Chronic Wasting Disease report from Minnesota, and Rabies reports from Pennsylvania, Virginia, and Wyoming.

White-tailed deer. Courtesy Arizona Game & Fish Department.

Minnesota 01/22/11 Minnesota wildlife officials have found the state’s first probable case of chronic wasting disease in a wild deer, which was shot near the southeastern town of Pine Island, the Department of Natural Resources announced Friday.  The DNR expects to get confirmation from the National Veterinary Services Laboratory in Ames, Iowa, next week but is moving ahead with a response plan.  Officials said there’s no evidence that CWD can spread to humans, nor is it known to affect livestock. But the disease is fatal to deer, elk and moose, and experts recommend against eating meat from an infected animal.  DNR Commissioner Tom Landwehr said the discovery has “serious implications.” He noted that Minnesota has nearly half a million deer hunters, and that deer hunting has a large impact on the state’s economy.  Researchers think CWD passes through feces, urine or saliva and contaminated soil. It’s caused by abnormal proteins called prions. The disease causes brain degeneration and is fatal. Symptoms can include a drooping head or ears, poor physical condition, tremors and stumbling.  Officials said they need more data before they decide to reduce the deer population in the area. To get the samples, the DNR may conduct a special hunt this winter, issue permits to landowners or use sharpshooters.  CWD was first detected in Minnesota in 2002 on an elk farm near Aitkin, but tests on more than 32,000 hunter-harvested deer, moose and elk across the state since then have turned up no probable cases in the wild until now. 

Pennsylvania 01/21/11 An orange male cat found on Huckleberry Road, New Bloomfield in Perry County has tested positive for rabies, the Department of Health confirmed Friday.  The department urges anyone who may have been bitten or exposed to saliva, fluids or tissue from the cat to call 1-877-PA HEALTH (1-877-724-3258) at any time. Residents can also contact the Perry County State Health Center Monday-Friday, 8 a.m. to 4:30 p.m., at 717-567-2011.  Anyone with a pet that may have come in contact with the rabid cat should contact a veterinarian for information about how to protect the animal.  For more information, visit or call 1-877-PA HEALTH (1-877-724-3258). Information provided by the Pennsylvania Department of Health.

Virginia 01/21/11 The Pittsylvania County Health Department issued a rabies alert this week for residents of Silver Creek Road after a skunk found in the neighborhood tested positive for the disease.  It is possible that the rabid skunk could have come in contact with other neighborhood animals, including cats, dogs and horses, said Kelly Waller, a an environmental specialist with the health department in Chatham.

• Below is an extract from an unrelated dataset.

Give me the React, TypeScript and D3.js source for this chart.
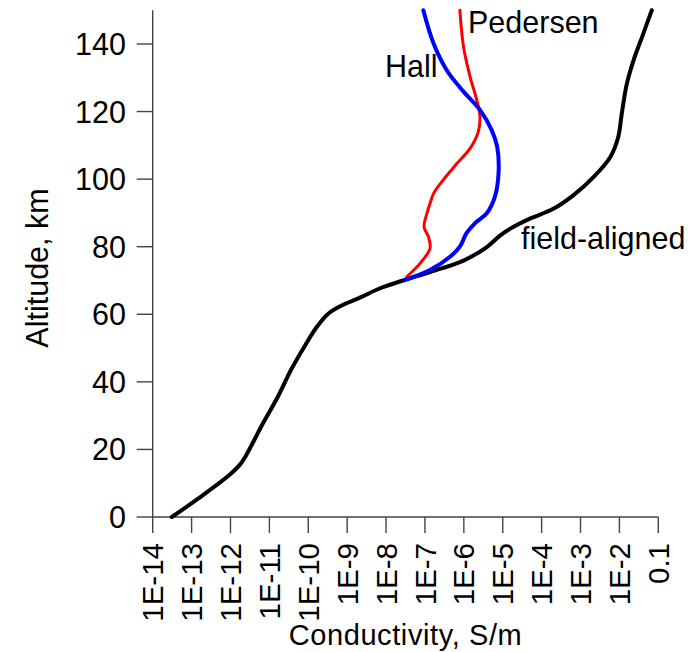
import React from "react";
import * as d3 from "d3";

// Altitude profiles (km) and conductivities (S/m)
const fieldAlt = [0, 5.5, 12.5, 15.5, 18.5, 26.5, 35.6, 43.8, 51, 56, 60.1, 62.4, 65, 67.7, 70, 72.5, 75.9, 79.9, 83.3, 85.8, 88.3, 91.2, 95.2, 100.6, 106.5, 112.4, 119.4, 128.2, 135.1, 143, 150];
const fieldSigma = [3.1e-14, 1.5e-13, 9.5e-13, 1.75e-12, 2.6e-12, 6.0e-12, 1.65e-11, 3.7e-11, 8.5e-11, 1.6e-10, 3.2e-10, 6.6e-10, 2.2e-9, 7.0e-9, 2.75e-8, 1.35e-7, 9.8e-7, 3.9e-6, 8.5e-6, 1.85e-5, 5.0e-5, 2.0e-4, 6.5e-4, 2.15e-3, 5.8e-3, 9.3e-3, 1.15e-2, 1.55e-2, 2.3e-2, 4.1e-2, 6.8e-2];

const pedersenAlt = [71.1, 75, 79.5, 82.9, 85.8, 89.8, 92.8, 95.7, 99.2, 104.6, 109.1, 114, 118.5, 123.4, 130.3, 139.2, 150];
const pedersenSigma = [3.4e-8, 7.4e-8, 1.35e-7, 1.23e-7, 9.5e-8, 1.12e-7, 1.35e-7, 1.66e-7, 2.7e-7, 6.6e-7, 1.45e-6, 2.35e-6, 2.6e-6, 2.15e-6, 1.45e-6, 9.8e-7, 7.9e-7];

const hallAlt = [70.2, 73.1, 77.1, 80, 84, 87, 89.9, 94.8, 101.7, 109.6, 114.5, 120.5, 125.9, 132.3, 140.2, 150];
const hallSigma = [3.1e-8, 1.35e-7, 4.5e-7, 7.9e-7, 1.17e-6, 1.95e-6, 3.9e-6, 6.3e-6, 7.8e-6, 7.2e-6, 5.2e-6, 2.6e-6, 9.8e-7, 3.6e-7, 1.66e-7, 9.1e-8];

const xTickValues = [1e-14, 1e-13, 1e-12, 1e-11, 1e-10, 1e-9, 1e-8, 1e-7, 1e-6, 1e-5, 1e-4, 1e-3, 1e-2, 1e-1];
const xTickLabels = ["1E-14", "1E-13", "1E-12", "1E-11", "1E-10", "1E-9", "1E-8", "1E-7", "1E-6", "1E-5", "1E-4", "1E-3", "1E-2", "0.1"];
const yTickValues = [0, 20, 40, 60, 80, 100, 120, 140];

const W = 691;
const H = 652;
const left = 152.7;
const right = 658.3;
const bottom = 517;
const top = 10.2;
const font = "'Liberation Sans', Arial, Helvetica, sans-serif";
const fs = 30.5;

export default function App() {
  const x = d3.scaleLog().domain([1e-14, 0.1]).range([left, right]);
  const y = d3.scaleLinear().domain([0, 150]).range([bottom, top]);

  const line = d3
    .line<[number, number]>()
    .x((d) => x(d[0]))
    .y((d) => y(d[1]))
    .curve(d3.curveCatmullRom.alpha(0.5));

  const zip = (s: number[], a: number[]) => s.map((v, i) => [v, a[i]] as [number, number]);

  const axisColor = "#444";

  return (
    <svg
      width={W}
      height={H}
      style={{ position: "absolute", left: 0, top: 0, background: "#fff" }}
      fontFamily={font}
    >
      {/* axes */}
      <line x1={left} x2={left} y1={top} y2={bottom} stroke={axisColor} strokeWidth={1.4} />
      <line x1={left} x2={right} y1={bottom} y2={bottom} stroke={axisColor} strokeWidth={1.4} />

      {yTickValues.map((v) => (
        <g key={"y" + v}>
          <line x1={left - 16} x2={left} y1={y(v)} y2={y(v)} stroke={axisColor} strokeWidth={1.4} />
          <text x={126} y={y(v)} dy="0.36em" textAnchor="end" fontSize={fs} fill="#000">
            {v}
          </text>
        </g>
      ))}

      {xTickValues.map((v, i) => (
        <g key={"x" + i}>
          <line x1={x(v)} x2={x(v)} y1={bottom} y2={bottom + 16} stroke={axisColor} strokeWidth={1.4} />
          <text
            transform={`translate(${x(v)},${bottom + 26}) rotate(-90)`}
            dy="0.36em"
            textAnchor="end"
            fontSize={29.5}
            fill="#000"
          >
            {xTickLabels[i]}
          </text>
        </g>
      ))}

      <text
        x={(left + right) / 2}
        y={645}
        textAnchor="middle"
        fontSize={29}
        letterSpacing={0.6}
        fill="#000"
      >
        Conductivity, S/m
      </text>
      <text
        transform={`translate(48,268) rotate(-90)`}
        textAnchor="middle"
        fontSize={fs}
        fill="#000"
      >
        Altitude, km
      </text>

      {/* profiles */}
      <path d={line(zip(fieldSigma, fieldAlt)) || ""} fill="none" stroke="#000" strokeWidth={4} strokeLinecap="round" />
      <path d={line(zip(pedersenSigma, pedersenAlt)) || ""} fill="none" stroke="#ff0000" strokeWidth={3} strokeLinecap="round" />
      <path d={line(zip(hallSigma, hallAlt)) || ""} fill="none" stroke="#0000ff" strokeWidth={4} strokeLinecap="round" />

      {/* curve labels */}
      <text x={468} y={33} fontSize={fs} fill="#000">Pedersen</text>
      <text x={385} y={77} fontSize={fs} fill="#000">Hall</text>
      <text x={521} y={249} fontSize={fs} fill="#000">field-aligned</text>
    </svg>
  );
}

Wyoming 01/21/11 A rabid skunk has been captured in Cheyenne. The skunk was found in a neighborhood near South Greeley highway, just north of Interstate 80.
The skunk had contact with three people, including a child, after it was picked up by a resident who brought it inside his home. Cheyenne Animal Control canvassed the neighborhood today, encouraging pet owners to get their pets vaccinated if they haven’t already.  Rabies is transmitted through saliva and mucus and is extremely deadly to humans and animals.  This is the first case of rabies found in Cheyenne since 1984.